**REQUIREMENT:** Write the material out again in full, word for word. Do not include the pictures.

**INFORMATION SHOWN:**
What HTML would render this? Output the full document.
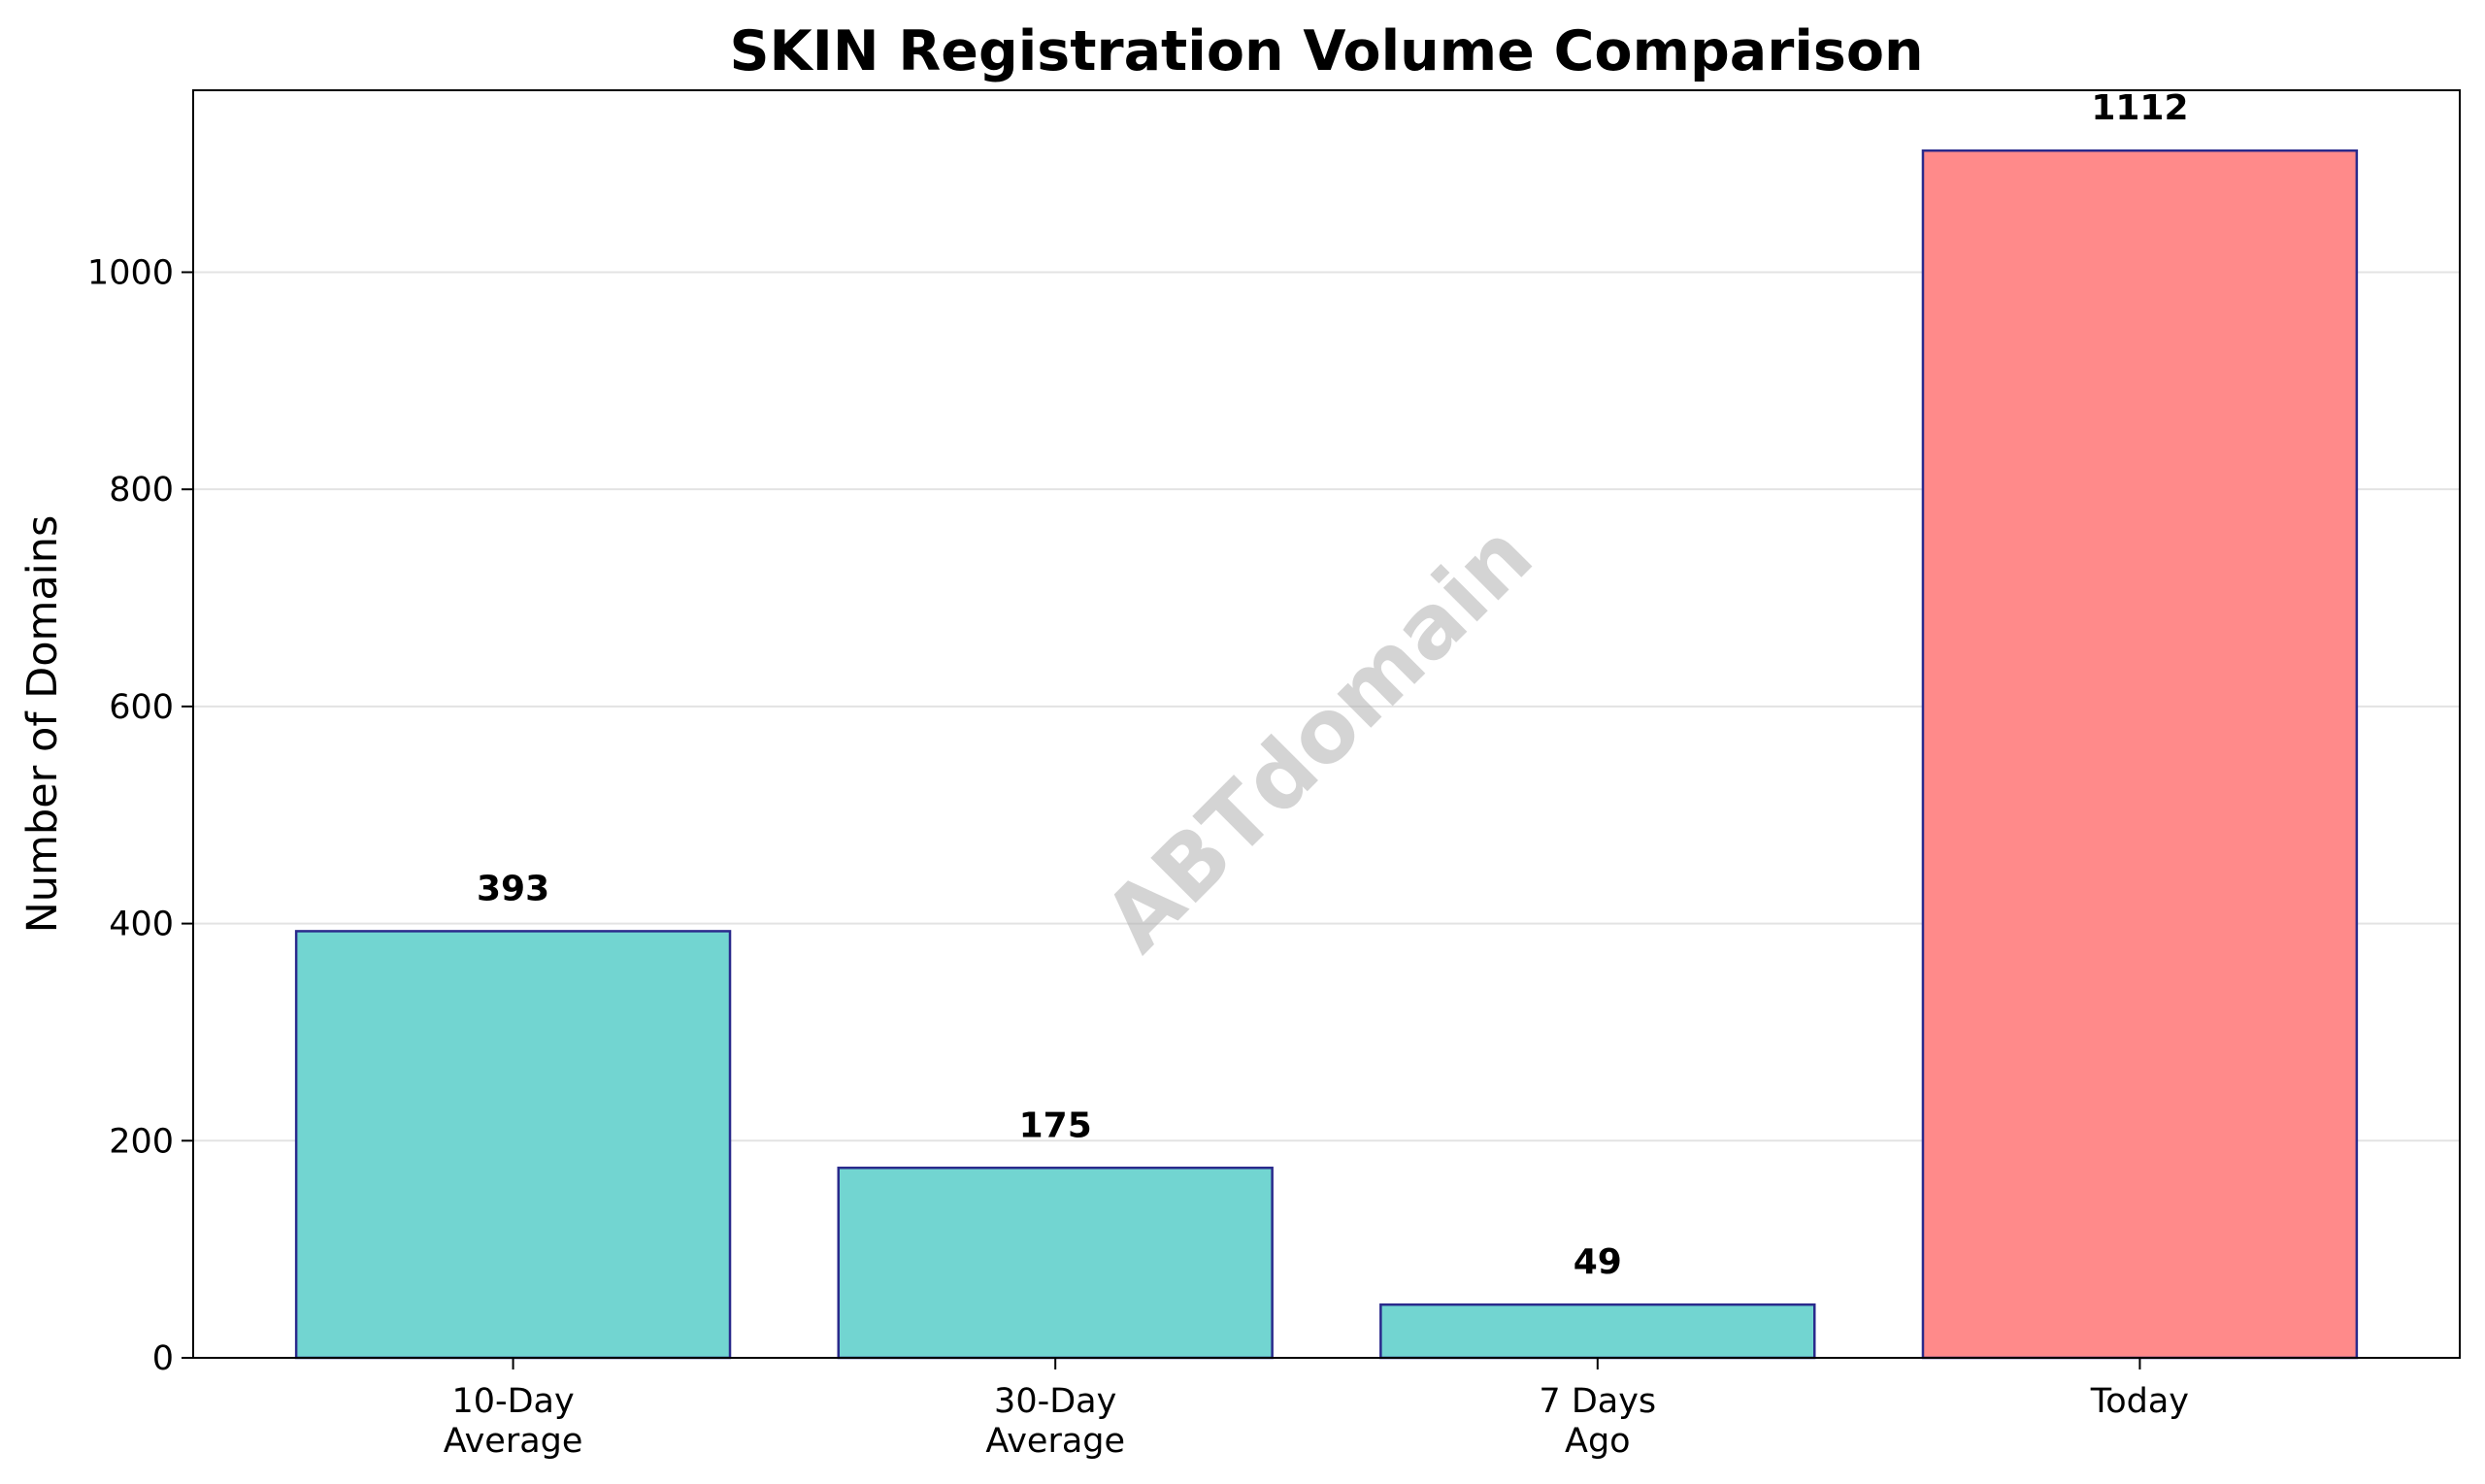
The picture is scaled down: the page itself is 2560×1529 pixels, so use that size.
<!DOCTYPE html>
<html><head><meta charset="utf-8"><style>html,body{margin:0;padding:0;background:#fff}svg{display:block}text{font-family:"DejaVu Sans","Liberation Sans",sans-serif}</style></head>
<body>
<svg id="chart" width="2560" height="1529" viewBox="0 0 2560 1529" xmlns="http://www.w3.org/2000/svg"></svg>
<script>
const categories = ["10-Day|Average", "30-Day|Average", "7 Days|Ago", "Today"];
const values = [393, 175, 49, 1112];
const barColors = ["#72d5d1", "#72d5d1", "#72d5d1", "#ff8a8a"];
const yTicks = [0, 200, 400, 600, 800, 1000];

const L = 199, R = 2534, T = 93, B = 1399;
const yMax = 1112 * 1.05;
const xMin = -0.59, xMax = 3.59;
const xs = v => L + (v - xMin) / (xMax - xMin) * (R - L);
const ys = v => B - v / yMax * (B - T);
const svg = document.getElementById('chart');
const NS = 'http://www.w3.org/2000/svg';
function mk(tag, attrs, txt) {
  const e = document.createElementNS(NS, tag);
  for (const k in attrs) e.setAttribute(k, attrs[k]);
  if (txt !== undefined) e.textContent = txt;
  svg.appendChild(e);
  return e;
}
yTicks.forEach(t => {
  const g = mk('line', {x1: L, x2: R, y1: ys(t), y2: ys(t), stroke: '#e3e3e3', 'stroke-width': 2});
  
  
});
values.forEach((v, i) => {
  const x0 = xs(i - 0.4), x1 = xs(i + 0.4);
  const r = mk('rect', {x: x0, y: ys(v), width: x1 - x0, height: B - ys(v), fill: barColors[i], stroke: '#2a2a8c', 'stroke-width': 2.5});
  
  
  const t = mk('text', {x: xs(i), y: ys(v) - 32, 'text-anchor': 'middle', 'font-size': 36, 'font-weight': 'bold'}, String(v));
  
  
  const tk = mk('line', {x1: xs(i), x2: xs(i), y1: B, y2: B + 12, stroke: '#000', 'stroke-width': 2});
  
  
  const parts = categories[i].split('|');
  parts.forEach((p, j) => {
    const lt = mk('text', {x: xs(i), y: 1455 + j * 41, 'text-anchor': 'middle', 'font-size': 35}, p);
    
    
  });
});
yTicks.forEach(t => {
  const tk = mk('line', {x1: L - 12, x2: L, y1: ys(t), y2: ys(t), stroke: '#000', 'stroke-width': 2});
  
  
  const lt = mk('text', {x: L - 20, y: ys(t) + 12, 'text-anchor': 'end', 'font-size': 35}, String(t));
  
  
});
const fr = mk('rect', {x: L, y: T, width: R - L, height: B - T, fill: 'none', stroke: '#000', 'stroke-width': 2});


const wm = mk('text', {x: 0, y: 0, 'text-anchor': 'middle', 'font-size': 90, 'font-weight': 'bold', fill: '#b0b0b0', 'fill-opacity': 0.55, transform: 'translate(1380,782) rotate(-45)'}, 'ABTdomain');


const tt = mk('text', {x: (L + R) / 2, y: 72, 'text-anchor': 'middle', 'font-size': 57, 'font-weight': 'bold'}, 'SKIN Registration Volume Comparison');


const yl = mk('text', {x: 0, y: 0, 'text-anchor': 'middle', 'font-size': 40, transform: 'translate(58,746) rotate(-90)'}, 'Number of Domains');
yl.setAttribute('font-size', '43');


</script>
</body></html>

**SOLVED PROBLEM:**
What HTML would render this? Output the full document.
The picture is scaled down: the page itself is 2560×1529 pixels, so use that size.
<!DOCTYPE html>
<html><head><meta charset="utf-8"><style>html,body{margin:0;padding:0;background:#fff}svg{display:block}text{font-family:"DejaVu Sans","Liberation Sans",sans-serif}</style></head>
<body>
<svg id="chart" width="2560" height="1529" viewBox="0 0 2560 1529" xmlns="http://www.w3.org/2000/svg"></svg>
<script>
const categories = ["10-Day|Average", "30-Day|Average", "7 Days|Ago", "Today"];
const values = [393, 175, 49, 1112];
const barColors = ["#72d5d1", "#72d5d1", "#72d5d1", "#ff8a8a"];
const yTicks = [0, 200, 400, 600, 800, 1000];

const L = 199, R = 2534, T = 93, B = 1399;
const yMax = 1112 * 1.05;
const xMin = -0.59, xMax = 3.59;
const xs = v => L + (v - xMin) / (xMax - xMin) * (R - L);
const ys = v => B - v / yMax * (B - T);
const svg = document.getElementById('chart');
const NS = 'http://www.w3.org/2000/svg';
function mk(tag, attrs, txt) {
  const e = document.createElementNS(NS, tag);
  for (const k in attrs) e.setAttribute(k, attrs[k]);
  if (txt !== undefined) e.textContent = txt;
  svg.appendChild(e);
  return e;
}
yTicks.forEach(t => {
  const g = mk('line', {x1: L, x2: R, y1: ys(t), y2: ys(t), stroke: '#e3e3e3', 'stroke-width': 2});
  
  
});
values.forEach((v, i) => {
  const x0 = xs(i - 0.4), x1 = xs(i + 0.4);
  const r = mk('rect', {x: x0, y: ys(v), width: x1 - x0, height: B - ys(v), fill: barColors[i], stroke: '#2a2a8c', 'stroke-width': 2.5});
  
  
  const t = mk('text', {x: xs(i), y: ys(v) - 32, 'text-anchor': 'middle', 'font-size': 36, 'font-weight': 'bold'}, String(v));
  
  
  const tk = mk('line', {x1: xs(i), x2: xs(i), y1: B, y2: B + 12, stroke: '#000', 'stroke-width': 2});
  
  
  const parts = categories[i].split('|');
  parts.forEach((p, j) => {
    const lt = mk('text', {x: xs(i), y: 1455 + j * 41, 'text-anchor': 'middle', 'font-size': 35}, p);
    
    
  });
});
yTicks.forEach(t => {
  const tk = mk('line', {x1: L - 12, x2: L, y1: ys(t), y2: ys(t), stroke: '#000', 'stroke-width': 2});
  
  
  const lt = mk('text', {x: L - 20, y: ys(t) + 12, 'text-anchor': 'end', 'font-size': 35}, String(t));
  
  
});
const fr = mk('rect', {x: L, y: T, width: R - L, height: B - T, fill: 'none', stroke: '#000', 'stroke-width': 2});


const wm = mk('text', {x: 0, y: 0, 'text-anchor': 'middle', 'font-size': 90, 'font-weight': 'bold', fill: '#b0b0b0', 'fill-opacity': 0.55, transform: 'translate(1380,782) rotate(-45)'}, 'ABTdomain');


const tt = mk('text', {x: (L + R) / 2, y: 72, 'text-anchor': 'middle', 'font-size': 57, 'font-weight': 'bold'}, 'SKIN Registration Volume Comparison');


const yl = mk('text', {x: 0, y: 0, 'text-anchor': 'middle', 'font-size': 40, transform: 'translate(58,746) rotate(-90)'}, 'Number of Domains');
yl.setAttribute('font-size', '43');


</script>
</body></html>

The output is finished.